» **PROBLEM TO SOLVE**
Would you transcribe all of the data exactly, down to the last character?

Data listing
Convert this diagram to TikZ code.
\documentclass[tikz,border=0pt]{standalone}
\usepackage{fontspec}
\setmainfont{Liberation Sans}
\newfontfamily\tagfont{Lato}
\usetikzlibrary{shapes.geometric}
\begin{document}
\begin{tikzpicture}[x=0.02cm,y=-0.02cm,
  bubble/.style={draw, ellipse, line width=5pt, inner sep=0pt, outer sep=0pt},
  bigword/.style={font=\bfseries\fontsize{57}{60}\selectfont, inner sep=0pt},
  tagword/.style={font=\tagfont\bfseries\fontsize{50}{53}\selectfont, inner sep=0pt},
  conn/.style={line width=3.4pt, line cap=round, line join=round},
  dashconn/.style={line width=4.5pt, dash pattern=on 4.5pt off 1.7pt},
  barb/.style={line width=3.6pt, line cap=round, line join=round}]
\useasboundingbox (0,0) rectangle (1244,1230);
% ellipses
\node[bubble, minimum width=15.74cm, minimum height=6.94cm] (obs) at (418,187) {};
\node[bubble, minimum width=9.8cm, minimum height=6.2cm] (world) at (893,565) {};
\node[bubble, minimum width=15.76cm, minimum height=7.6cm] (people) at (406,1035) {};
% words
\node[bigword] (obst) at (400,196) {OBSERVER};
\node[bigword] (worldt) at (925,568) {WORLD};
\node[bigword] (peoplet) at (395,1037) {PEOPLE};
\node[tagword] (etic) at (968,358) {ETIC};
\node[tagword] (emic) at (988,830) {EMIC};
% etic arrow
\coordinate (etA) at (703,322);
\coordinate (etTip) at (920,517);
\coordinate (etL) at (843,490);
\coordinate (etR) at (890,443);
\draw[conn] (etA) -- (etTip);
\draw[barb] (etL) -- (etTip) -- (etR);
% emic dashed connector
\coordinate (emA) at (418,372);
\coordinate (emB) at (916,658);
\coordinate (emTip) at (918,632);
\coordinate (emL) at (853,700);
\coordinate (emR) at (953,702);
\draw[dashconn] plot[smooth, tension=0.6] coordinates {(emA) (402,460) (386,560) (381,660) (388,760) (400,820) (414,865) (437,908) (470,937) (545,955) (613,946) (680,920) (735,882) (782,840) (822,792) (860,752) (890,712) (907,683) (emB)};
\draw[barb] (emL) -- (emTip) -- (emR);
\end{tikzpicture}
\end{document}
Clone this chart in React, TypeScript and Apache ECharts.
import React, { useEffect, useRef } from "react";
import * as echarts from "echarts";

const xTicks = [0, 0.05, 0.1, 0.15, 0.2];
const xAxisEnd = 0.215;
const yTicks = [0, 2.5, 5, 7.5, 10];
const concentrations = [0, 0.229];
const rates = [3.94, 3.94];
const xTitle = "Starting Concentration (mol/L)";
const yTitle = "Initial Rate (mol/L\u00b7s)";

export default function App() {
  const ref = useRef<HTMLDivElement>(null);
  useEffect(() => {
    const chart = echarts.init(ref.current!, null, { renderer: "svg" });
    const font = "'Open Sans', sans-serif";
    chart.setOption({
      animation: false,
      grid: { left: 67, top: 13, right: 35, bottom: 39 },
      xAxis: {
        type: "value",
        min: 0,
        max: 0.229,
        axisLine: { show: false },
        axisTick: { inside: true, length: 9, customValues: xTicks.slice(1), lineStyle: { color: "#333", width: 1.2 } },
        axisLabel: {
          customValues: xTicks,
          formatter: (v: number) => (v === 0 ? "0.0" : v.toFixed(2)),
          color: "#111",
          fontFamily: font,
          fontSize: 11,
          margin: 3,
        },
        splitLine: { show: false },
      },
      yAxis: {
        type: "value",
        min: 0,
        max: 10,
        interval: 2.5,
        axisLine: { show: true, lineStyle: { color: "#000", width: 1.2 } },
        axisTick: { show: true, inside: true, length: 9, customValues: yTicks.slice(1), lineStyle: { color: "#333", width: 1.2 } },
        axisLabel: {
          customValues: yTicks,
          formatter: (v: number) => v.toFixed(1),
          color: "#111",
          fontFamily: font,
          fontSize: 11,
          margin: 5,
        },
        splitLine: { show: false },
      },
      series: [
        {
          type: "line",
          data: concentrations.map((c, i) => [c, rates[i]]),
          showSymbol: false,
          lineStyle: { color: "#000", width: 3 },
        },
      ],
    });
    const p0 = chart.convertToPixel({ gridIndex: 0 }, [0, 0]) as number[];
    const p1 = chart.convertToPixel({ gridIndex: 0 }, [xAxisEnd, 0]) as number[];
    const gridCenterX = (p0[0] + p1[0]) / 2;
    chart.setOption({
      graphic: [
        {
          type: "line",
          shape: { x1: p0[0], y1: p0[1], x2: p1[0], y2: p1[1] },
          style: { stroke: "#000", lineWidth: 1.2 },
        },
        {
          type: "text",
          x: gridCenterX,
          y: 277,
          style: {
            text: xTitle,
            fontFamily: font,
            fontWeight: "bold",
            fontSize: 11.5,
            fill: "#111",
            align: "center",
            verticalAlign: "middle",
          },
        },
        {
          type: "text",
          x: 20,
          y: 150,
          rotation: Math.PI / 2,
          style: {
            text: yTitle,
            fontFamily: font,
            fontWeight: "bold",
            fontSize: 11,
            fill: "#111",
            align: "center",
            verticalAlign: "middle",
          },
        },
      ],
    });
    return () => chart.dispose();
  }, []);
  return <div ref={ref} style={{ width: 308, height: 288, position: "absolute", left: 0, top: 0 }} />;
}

» **TASK SOLUTION**
Convert this diagram to TikZ code.
\documentclass[tikz,border=0pt]{standalone}
\usepackage{fontspec}
\setmainfont{Liberation Sans}
\newfontfamily\tagfont{Lato}
\usetikzlibrary{shapes.geometric}
\begin{document}
\begin{tikzpicture}[x=0.02cm,y=-0.02cm,
  bubble/.style={draw, ellipse, line width=5pt, inner sep=0pt, outer sep=0pt},
  bigword/.style={font=\bfseries\fontsize{57}{60}\selectfont, inner sep=0pt},
  tagword/.style={font=\tagfont\bfseries\fontsize{50}{53}\selectfont, inner sep=0pt},
  conn/.style={line width=3.4pt, line cap=round, line join=round},
  dashconn/.style={line width=4.5pt, dash pattern=on 4.5pt off 1.7pt},
  barb/.style={line width=3.6pt, line cap=round, line join=round}]
\useasboundingbox (0,0) rectangle (1244,1230);
% ellipses
\node[bubble, minimum width=15.74cm, minimum height=6.94cm] (obs) at (418,187) {};
\node[bubble, minimum width=9.8cm, minimum height=6.2cm] (world) at (893,565) {};
\node[bubble, minimum width=15.76cm, minimum height=7.6cm] (people) at (406,1035) {};
% words
\node[bigword] (obst) at (400,196) {OBSERVER};
\node[bigword] (worldt) at (925,568) {WORLD};
\node[bigword] (peoplet) at (395,1037) {PEOPLE};
\node[tagword] (etic) at (968,358) {ETIC};
\node[tagword] (emic) at (988,830) {EMIC};
% etic arrow
\coordinate (etA) at (703,322);
\coordinate (etTip) at (920,517);
\coordinate (etL) at (843,490);
\coordinate (etR) at (890,443);
\draw[conn] (etA) -- (etTip);
\draw[barb] (etL) -- (etTip) -- (etR);
% emic dashed connector
\coordinate (emA) at (418,372);
\coordinate (emB) at (916,658);
\coordinate (emTip) at (918,632);
\coordinate (emL) at (853,700);
\coordinate (emR) at (953,702);
\draw[dashconn] plot[smooth, tension=0.6] coordinates {(emA) (402,460) (386,560) (381,660) (388,760) (400,820) (414,865) (437,908) (470,937) (545,955) (613,946) (680,920) (735,882) (782,840) (822,792) (860,752) (890,712) (907,683) (emB)};
\draw[barb] (emL) -- (emTip) -- (emR);
\end{tikzpicture}
\end{document}
Clone this chart in React, TypeScript and Apache ECharts.
import React, { useEffect, useRef } from "react";
import * as echarts from "echarts";

const xTicks = [0, 0.05, 0.1, 0.15, 0.2];
const xAxisEnd = 0.215;
const yTicks = [0, 2.5, 5, 7.5, 10];
const concentrations = [0, 0.229];
const rates = [3.94, 3.94];
const xTitle = "Starting Concentration (mol/L)";
const yTitle = "Initial Rate (mol/L\u00b7s)";

export default function App() {
  const ref = useRef<HTMLDivElement>(null);
  useEffect(() => {
    const chart = echarts.init(ref.current!, null, { renderer: "svg" });
    const font = "'Open Sans', sans-serif";
    chart.setOption({
      animation: false,
      grid: { left: 67, top: 13, right: 35, bottom: 39 },
      xAxis: {
        type: "value",
        min: 0,
        max: 0.229,
        axisLine: { show: false },
        axisTick: { inside: true, length: 9, customValues: xTicks.slice(1), lineStyle: { color: "#333", width: 1.2 } },
        axisLabel: {
          customValues: xTicks,
          formatter: (v: number) => (v === 0 ? "0.0" : v.toFixed(2)),
          color: "#111",
          fontFamily: font,
          fontSize: 11,
          margin: 3,
        },
        splitLine: { show: false },
      },
      yAxis: {
        type: "value",
        min: 0,
        max: 10,
        interval: 2.5,
        axisLine: { show: true, lineStyle: { color: "#000", width: 1.2 } },
        axisTick: { show: true, inside: true, length: 9, customValues: yTicks.slice(1), lineStyle: { color: "#333", width: 1.2 } },
        axisLabel: {
          customValues: yTicks,
          formatter: (v: number) => v.toFixed(1),
          color: "#111",
          fontFamily: font,
          fontSize: 11,
          margin: 5,
        },
        splitLine: { show: false },
      },
      series: [
        {
          type: "line",
          data: concentrations.map((c, i) => [c, rates[i]]),
          showSymbol: false,
          lineStyle: { color: "#000", width: 3 },
        },
      ],
    });
    const p0 = chart.convertToPixel({ gridIndex: 0 }, [0, 0]) as number[];
    const p1 = chart.convertToPixel({ gridIndex: 0 }, [xAxisEnd, 0]) as number[];
    const gridCenterX = (p0[0] + p1[0]) / 2;
    chart.setOption({
      graphic: [
        {
          type: "line",
          shape: { x1: p0[0], y1: p0[1], x2: p1[0], y2: p1[1] },
          style: { stroke: "#000", lineWidth: 1.2 },
        },
        {
          type: "text",
          x: gridCenterX,
          y: 277,
          style: {
            text: xTitle,
            fontFamily: font,
            fontWeight: "bold",
            fontSize: 11.5,
            fill: "#111",
            align: "center",
            verticalAlign: "middle",
          },
        },
        {
          type: "text",
          x: 20,
          y: 150,
          rotation: Math.PI / 2,
          style: {
            text: yTitle,
            fontFamily: font,
            fontWeight: "bold",
            fontSize: 11,
            fill: "#111",
            align: "center",
            verticalAlign: "middle",
          },
        },
      ],
    });
    return () => chart.dispose();
  }, []);
  return <div ref={ref} style={{ width: 308, height: 288, position: "absolute", left: 0, top: 0 }} />;
}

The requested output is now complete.